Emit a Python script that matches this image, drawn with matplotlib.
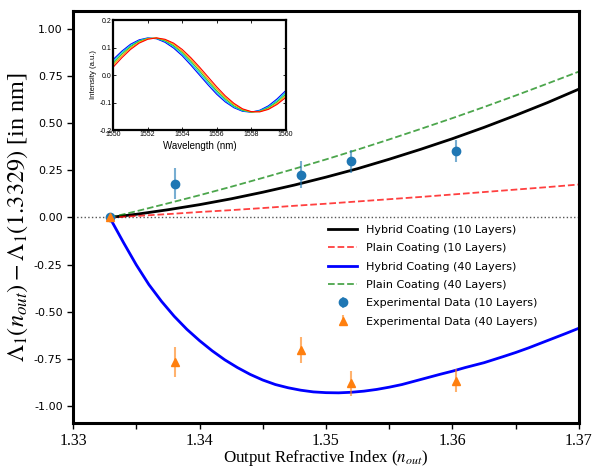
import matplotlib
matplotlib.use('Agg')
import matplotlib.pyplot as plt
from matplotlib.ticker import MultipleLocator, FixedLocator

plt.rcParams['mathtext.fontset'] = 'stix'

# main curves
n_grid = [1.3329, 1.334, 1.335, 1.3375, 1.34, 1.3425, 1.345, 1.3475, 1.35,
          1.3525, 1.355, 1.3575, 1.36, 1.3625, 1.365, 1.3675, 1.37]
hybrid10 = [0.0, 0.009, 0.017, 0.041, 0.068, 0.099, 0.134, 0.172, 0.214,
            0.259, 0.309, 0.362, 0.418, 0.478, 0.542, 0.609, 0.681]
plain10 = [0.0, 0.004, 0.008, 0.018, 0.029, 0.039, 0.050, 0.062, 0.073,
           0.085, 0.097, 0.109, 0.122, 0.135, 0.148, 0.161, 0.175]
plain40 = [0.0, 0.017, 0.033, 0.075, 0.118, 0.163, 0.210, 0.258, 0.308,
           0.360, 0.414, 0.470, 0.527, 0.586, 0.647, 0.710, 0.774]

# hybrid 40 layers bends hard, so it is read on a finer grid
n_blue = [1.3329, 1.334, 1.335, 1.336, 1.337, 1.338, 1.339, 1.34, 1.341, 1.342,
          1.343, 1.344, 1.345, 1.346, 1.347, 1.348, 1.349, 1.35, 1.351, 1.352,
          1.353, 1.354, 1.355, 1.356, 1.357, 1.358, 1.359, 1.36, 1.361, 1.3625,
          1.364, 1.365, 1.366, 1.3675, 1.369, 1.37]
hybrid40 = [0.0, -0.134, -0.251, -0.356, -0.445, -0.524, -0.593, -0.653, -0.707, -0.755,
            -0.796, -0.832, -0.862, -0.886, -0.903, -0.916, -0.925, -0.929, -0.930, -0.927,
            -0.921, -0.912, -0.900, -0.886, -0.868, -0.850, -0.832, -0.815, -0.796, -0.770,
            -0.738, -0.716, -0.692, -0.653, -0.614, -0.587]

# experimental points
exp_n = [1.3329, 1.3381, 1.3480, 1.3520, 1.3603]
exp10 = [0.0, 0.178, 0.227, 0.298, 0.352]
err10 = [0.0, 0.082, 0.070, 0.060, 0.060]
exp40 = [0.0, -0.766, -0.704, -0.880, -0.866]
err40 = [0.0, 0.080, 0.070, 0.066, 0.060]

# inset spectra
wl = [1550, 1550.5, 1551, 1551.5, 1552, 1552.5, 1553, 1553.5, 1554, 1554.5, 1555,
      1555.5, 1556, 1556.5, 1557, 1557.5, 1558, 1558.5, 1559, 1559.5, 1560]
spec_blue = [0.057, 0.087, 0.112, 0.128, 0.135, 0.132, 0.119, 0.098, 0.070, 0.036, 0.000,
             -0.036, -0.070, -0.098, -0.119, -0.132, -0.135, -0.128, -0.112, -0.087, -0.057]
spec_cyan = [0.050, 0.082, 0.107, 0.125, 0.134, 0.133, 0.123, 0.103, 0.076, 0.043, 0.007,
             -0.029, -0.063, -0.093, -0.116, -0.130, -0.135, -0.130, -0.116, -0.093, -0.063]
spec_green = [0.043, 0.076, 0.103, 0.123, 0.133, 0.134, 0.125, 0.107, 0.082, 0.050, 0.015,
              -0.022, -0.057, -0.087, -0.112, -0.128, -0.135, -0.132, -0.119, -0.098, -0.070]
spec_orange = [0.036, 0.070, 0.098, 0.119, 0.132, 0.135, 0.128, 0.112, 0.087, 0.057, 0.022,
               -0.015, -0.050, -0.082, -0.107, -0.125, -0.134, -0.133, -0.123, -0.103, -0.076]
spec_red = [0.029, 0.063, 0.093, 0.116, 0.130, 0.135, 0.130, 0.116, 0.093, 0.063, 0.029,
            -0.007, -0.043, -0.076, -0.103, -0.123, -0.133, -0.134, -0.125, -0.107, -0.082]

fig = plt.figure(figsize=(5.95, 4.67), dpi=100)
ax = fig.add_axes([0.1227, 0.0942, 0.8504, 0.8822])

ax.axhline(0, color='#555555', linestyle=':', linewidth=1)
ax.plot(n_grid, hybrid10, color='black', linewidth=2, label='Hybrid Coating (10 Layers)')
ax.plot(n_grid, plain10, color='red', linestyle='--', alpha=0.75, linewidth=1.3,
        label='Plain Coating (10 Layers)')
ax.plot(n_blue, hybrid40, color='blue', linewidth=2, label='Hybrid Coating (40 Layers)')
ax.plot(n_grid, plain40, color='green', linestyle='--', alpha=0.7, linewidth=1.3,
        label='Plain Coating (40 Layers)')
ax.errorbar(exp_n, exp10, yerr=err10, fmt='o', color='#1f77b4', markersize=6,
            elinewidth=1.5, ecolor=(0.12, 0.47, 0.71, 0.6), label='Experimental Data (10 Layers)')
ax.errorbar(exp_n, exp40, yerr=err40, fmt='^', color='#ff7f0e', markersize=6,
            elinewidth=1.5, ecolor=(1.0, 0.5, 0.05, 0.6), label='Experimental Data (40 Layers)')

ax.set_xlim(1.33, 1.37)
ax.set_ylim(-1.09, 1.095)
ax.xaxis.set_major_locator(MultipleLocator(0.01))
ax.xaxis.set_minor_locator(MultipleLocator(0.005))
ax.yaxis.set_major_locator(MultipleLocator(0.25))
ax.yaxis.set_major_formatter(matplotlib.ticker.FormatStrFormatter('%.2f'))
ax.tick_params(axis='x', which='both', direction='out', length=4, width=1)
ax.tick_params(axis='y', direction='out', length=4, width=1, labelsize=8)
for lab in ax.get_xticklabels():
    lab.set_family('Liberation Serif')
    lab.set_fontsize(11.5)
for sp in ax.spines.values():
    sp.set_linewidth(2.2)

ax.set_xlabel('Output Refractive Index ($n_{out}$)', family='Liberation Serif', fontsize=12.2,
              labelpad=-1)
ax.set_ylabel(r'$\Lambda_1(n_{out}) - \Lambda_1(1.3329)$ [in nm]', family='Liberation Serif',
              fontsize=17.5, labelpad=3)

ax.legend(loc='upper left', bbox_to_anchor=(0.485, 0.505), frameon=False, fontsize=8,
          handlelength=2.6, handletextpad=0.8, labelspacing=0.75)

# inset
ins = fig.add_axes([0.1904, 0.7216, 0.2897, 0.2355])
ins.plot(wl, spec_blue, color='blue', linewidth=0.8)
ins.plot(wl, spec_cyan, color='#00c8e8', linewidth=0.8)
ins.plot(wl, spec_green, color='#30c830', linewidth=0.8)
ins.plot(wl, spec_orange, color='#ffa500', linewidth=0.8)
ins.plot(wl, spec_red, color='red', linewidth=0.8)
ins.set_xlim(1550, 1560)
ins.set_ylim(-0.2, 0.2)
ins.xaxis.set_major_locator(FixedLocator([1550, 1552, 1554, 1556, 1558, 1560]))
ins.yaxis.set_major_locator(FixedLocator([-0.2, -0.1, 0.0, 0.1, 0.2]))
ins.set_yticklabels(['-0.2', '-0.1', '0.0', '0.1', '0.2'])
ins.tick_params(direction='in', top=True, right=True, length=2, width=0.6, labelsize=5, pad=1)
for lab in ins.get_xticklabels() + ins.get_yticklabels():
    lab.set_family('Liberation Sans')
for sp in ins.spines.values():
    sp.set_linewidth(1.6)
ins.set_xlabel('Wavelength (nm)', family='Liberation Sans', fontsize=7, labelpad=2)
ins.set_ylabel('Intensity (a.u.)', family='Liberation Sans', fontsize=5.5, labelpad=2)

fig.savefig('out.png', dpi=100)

::::::::::

## WORK TO DO
Print the data above verbatim from the first line through the line holding "-0.738, -0.716, -0.692, -0.653, -0.614, -0.587]", leaving every picture out.

## FINISHED EXERCISE
Emit a Python script that matches this image, drawn with matplotlib.
import matplotlib
matplotlib.use('Agg')
import matplotlib.pyplot as plt
from matplotlib.ticker import MultipleLocator, FixedLocator

plt.rcParams['mathtext.fontset'] = 'stix'

# main curves
n_grid = [1.3329, 1.334, 1.335, 1.3375, 1.34, 1.3425, 1.345, 1.3475, 1.35,
          1.3525, 1.355, 1.3575, 1.36, 1.3625, 1.365, 1.3675, 1.37]
hybrid10 = [0.0, 0.009, 0.017, 0.041, 0.068, 0.099, 0.134, 0.172, 0.214,
            0.259, 0.309, 0.362, 0.418, 0.478, 0.542, 0.609, 0.681]
plain10 = [0.0, 0.004, 0.008, 0.018, 0.029, 0.039, 0.050, 0.062, 0.073,
           0.085, 0.097, 0.109, 0.122, 0.135, 0.148, 0.161, 0.175]
plain40 = [0.0, 0.017, 0.033, 0.075, 0.118, 0.163, 0.210, 0.258, 0.308,
           0.360, 0.414, 0.470, 0.527, 0.586, 0.647, 0.710, 0.774]

# hybrid 40 layers bends hard, so it is read on a finer grid
n_blue = [1.3329, 1.334, 1.335, 1.336, 1.337, 1.338, 1.339, 1.34, 1.341, 1.342,
          1.343, 1.344, 1.345, 1.346, 1.347, 1.348, 1.349, 1.35, 1.351, 1.352,
          1.353, 1.354, 1.355, 1.356, 1.357, 1.358, 1.359, 1.36, 1.361, 1.3625,
          1.364, 1.365, 1.366, 1.3675, 1.369, 1.37]
hybrid40 = [0.0, -0.134, -0.251, -0.356, -0.445, -0.524, -0.593, -0.653, -0.707, -0.755,
            -0.796, -0.832, -0.862, -0.886, -0.903, -0.916, -0.925, -0.929, -0.930, -0.927,
            -0.921, -0.912, -0.900, -0.886, -0.868, -0.850, -0.832, -0.815, -0.796, -0.770,
            -0.738, -0.716, -0.692, -0.653, -0.614, -0.587]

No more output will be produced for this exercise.